TASK REQUIREMENTS
Take the lines beginning with the one that contains "Write a LaTeX" and ending with the one that contains "(root) at (145,552)", and set them down exactly. Omit all pictures.

(Records)

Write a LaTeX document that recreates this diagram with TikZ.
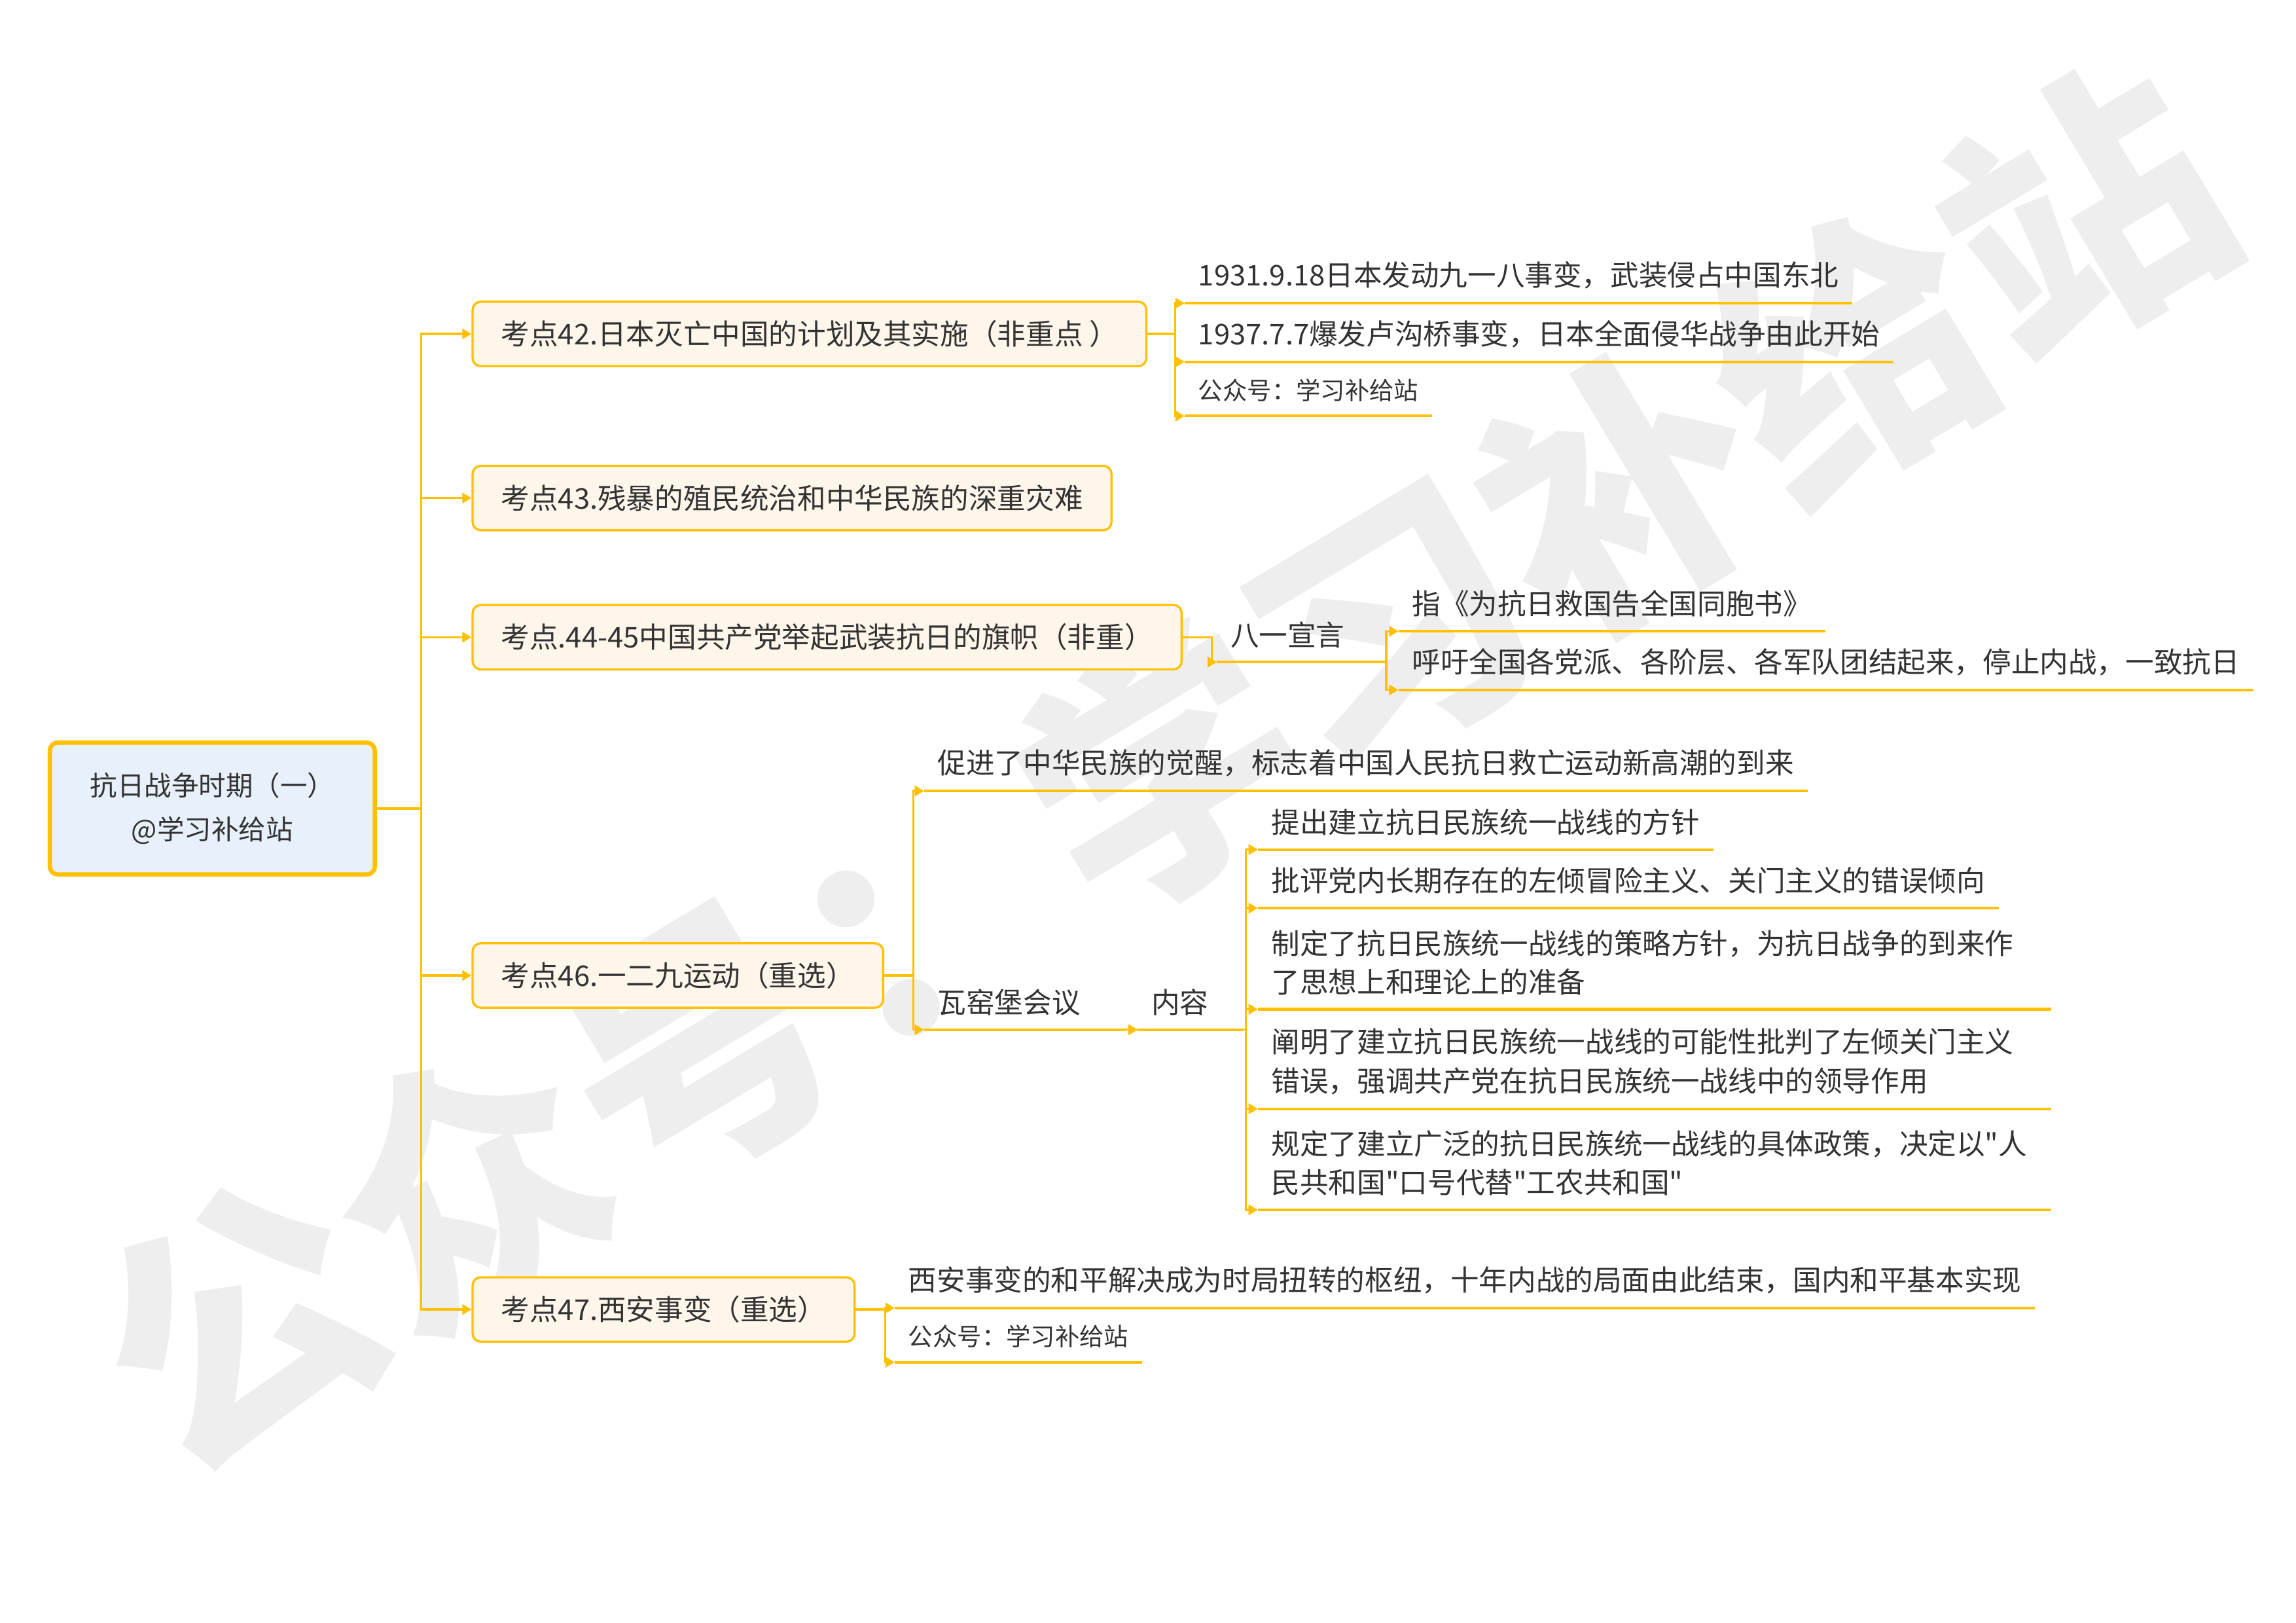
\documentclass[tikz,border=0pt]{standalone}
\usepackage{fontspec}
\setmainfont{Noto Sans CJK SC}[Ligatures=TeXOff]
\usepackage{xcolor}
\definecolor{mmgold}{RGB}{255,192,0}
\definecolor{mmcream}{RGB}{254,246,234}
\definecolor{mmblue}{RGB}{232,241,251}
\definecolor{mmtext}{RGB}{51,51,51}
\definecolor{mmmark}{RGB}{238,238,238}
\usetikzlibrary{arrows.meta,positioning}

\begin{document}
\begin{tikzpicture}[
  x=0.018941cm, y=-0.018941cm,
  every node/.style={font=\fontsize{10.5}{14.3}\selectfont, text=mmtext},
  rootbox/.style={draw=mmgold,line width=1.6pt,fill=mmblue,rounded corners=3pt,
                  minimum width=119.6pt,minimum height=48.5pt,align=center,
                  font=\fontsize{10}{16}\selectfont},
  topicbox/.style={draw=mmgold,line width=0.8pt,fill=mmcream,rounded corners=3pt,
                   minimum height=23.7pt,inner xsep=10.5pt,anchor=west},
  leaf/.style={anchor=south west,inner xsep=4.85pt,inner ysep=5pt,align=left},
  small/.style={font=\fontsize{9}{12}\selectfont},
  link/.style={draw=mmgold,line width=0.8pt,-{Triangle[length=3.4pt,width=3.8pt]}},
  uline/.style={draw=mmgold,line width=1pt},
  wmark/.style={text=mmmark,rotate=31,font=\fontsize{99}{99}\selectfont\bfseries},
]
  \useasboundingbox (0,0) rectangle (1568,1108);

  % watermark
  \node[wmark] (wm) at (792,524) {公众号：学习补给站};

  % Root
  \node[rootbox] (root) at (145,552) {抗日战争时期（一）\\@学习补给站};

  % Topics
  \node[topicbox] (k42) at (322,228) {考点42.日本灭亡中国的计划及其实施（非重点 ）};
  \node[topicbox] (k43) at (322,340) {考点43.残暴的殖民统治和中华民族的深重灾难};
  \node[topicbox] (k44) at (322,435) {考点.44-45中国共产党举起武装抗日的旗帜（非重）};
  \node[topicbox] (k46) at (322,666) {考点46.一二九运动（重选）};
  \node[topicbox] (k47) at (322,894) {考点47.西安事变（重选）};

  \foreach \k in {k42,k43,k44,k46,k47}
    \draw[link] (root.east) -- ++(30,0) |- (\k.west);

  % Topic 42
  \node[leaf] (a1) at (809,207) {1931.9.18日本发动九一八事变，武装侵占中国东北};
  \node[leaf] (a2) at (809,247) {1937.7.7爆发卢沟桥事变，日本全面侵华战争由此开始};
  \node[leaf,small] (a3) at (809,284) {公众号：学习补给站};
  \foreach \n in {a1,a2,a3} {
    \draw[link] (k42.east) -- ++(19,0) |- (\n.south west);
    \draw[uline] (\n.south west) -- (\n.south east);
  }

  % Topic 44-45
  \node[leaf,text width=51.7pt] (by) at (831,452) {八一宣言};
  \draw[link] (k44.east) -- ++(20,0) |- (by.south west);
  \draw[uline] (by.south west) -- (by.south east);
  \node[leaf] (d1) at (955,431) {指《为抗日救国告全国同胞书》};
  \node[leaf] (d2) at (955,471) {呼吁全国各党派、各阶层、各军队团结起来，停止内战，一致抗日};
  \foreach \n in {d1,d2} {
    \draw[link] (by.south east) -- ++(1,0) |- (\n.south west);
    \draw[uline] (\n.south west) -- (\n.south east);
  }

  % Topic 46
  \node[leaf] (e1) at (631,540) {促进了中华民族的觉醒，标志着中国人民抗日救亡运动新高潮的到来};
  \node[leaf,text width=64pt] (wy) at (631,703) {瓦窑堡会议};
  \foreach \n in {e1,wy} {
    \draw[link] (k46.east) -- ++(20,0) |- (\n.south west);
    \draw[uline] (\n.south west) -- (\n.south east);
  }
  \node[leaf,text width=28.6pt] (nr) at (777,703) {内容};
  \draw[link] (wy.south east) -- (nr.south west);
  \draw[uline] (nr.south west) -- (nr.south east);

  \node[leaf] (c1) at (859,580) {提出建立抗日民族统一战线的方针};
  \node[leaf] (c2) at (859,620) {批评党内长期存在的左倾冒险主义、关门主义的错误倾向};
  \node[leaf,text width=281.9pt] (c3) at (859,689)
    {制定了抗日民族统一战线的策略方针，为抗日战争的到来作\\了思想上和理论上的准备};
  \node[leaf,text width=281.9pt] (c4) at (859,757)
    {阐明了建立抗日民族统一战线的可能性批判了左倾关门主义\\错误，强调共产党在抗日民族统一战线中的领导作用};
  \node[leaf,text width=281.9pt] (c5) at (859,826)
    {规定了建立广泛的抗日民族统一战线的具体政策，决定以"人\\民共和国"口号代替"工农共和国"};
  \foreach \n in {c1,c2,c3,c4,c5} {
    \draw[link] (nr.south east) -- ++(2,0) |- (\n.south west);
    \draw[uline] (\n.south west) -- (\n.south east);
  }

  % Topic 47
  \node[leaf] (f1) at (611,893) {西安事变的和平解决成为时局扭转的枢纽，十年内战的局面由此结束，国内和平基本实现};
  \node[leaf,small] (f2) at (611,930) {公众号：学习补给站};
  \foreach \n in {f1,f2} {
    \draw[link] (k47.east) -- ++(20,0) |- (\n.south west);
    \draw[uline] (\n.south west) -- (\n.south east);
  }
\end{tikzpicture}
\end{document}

* * *

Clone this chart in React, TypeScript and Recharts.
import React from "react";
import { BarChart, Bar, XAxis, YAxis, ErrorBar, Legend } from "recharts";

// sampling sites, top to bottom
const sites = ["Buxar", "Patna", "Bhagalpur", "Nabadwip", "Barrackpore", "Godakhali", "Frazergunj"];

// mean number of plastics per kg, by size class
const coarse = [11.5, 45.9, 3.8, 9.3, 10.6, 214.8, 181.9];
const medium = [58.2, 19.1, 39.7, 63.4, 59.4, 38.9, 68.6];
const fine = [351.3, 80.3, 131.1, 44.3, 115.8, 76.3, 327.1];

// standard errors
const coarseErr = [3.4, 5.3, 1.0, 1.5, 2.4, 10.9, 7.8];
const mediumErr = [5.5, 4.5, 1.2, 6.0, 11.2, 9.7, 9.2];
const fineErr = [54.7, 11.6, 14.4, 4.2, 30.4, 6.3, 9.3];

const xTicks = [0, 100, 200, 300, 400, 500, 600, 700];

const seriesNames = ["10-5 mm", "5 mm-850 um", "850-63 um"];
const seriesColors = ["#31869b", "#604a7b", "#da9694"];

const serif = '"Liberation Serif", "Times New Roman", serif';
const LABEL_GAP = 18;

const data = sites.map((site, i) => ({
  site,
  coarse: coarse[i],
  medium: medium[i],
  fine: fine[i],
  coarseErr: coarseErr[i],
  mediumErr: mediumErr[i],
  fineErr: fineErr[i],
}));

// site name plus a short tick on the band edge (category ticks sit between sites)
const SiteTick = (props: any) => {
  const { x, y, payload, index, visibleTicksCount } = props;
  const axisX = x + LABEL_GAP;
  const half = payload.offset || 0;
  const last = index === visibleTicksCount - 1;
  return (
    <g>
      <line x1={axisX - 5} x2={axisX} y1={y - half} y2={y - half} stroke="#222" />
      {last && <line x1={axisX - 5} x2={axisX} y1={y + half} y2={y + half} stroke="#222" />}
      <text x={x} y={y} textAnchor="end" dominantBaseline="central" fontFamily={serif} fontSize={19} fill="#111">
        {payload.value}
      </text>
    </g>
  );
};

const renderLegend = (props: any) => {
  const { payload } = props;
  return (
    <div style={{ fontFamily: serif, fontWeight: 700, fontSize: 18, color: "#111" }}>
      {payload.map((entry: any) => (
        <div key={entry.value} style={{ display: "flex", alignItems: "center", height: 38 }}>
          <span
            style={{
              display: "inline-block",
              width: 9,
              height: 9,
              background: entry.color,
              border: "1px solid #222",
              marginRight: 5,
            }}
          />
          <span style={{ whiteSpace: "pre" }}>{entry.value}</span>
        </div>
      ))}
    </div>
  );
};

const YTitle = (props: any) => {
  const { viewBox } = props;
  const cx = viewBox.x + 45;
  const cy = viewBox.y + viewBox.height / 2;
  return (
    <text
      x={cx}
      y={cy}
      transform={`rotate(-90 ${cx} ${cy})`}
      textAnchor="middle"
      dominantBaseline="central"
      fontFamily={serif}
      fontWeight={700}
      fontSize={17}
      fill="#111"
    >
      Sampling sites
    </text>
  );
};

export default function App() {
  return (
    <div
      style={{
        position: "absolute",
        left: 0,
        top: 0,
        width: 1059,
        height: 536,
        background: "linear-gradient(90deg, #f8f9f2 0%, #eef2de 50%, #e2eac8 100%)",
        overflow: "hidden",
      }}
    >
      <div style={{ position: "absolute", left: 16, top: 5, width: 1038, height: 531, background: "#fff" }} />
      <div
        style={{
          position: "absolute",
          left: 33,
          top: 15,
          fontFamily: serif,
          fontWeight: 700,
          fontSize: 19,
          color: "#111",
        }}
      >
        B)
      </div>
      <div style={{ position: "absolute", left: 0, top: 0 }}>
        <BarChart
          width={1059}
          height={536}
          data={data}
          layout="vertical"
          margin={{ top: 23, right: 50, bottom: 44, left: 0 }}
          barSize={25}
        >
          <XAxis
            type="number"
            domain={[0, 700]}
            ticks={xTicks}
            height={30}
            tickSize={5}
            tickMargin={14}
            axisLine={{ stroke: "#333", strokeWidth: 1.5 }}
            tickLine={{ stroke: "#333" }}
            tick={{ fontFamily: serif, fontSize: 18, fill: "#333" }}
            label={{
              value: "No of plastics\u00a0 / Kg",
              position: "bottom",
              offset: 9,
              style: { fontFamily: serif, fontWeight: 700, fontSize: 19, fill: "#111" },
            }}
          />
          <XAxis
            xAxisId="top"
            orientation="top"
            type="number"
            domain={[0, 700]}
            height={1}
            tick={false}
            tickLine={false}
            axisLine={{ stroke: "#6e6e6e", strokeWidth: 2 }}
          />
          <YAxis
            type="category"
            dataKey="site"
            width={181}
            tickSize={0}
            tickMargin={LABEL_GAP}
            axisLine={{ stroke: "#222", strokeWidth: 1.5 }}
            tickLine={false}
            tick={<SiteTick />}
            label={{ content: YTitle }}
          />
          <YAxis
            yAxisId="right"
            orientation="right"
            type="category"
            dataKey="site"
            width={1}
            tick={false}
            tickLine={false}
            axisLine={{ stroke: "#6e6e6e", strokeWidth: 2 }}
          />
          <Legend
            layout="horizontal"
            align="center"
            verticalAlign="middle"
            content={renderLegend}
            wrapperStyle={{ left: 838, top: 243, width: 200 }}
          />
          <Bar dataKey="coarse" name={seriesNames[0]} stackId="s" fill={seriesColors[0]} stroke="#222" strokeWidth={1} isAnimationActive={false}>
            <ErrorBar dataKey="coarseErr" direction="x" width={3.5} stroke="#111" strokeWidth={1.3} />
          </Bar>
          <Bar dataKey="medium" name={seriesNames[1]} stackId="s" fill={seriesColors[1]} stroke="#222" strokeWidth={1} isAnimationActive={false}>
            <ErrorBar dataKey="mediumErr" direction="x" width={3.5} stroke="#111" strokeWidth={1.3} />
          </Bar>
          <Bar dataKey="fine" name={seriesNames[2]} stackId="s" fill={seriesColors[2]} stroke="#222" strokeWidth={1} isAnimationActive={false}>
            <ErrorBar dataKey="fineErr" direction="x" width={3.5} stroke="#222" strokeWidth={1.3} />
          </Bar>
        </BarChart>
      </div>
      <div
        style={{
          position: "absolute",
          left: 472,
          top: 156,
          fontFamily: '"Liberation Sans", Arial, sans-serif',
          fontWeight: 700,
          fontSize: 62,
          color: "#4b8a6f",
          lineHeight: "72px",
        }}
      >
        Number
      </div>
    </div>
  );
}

EXPECTED ANSWER
Write a LaTeX document that recreates this diagram with TikZ.
\documentclass[tikz,border=0pt]{standalone}
\usepackage{fontspec}
\setmainfont{Noto Sans CJK SC}[Ligatures=TeXOff]
\usepackage{xcolor}
\definecolor{mmgold}{RGB}{255,192,0}
\definecolor{mmcream}{RGB}{254,246,234}
\definecolor{mmblue}{RGB}{232,241,251}
\definecolor{mmtext}{RGB}{51,51,51}
\definecolor{mmmark}{RGB}{238,238,238}
\usetikzlibrary{arrows.meta,positioning}

\begin{document}
\begin{tikzpicture}[
  x=0.018941cm, y=-0.018941cm,
  every node/.style={font=\fontsize{10.5}{14.3}\selectfont, text=mmtext},
  rootbox/.style={draw=mmgold,line width=1.6pt,fill=mmblue,rounded corners=3pt,
                  minimum width=119.6pt,minimum height=48.5pt,align=center,
                  font=\fontsize{10}{16}\selectfont},
  topicbox/.style={draw=mmgold,line width=0.8pt,fill=mmcream,rounded corners=3pt,
                   minimum height=23.7pt,inner xsep=10.5pt,anchor=west},
  leaf/.style={anchor=south west,inner xsep=4.85pt,inner ysep=5pt,align=left},
  small/.style={font=\fontsize{9}{12}\selectfont},
  link/.style={draw=mmgold,line width=0.8pt,-{Triangle[length=3.4pt,width=3.8pt]}},
  uline/.style={draw=mmgold,line width=1pt},
  wmark/.style={text=mmmark,rotate=31,font=\fontsize{99}{99}\selectfont\bfseries},
]
  \useasboundingbox (0,0) rectangle (1568,1108);

  % watermark
  \node[wmark] (wm) at (792,524) {公众号：学习补给站};

  % Root
  \node[rootbox] (root) at (145,552) {抗日战争时期（一）\\@学习补给站};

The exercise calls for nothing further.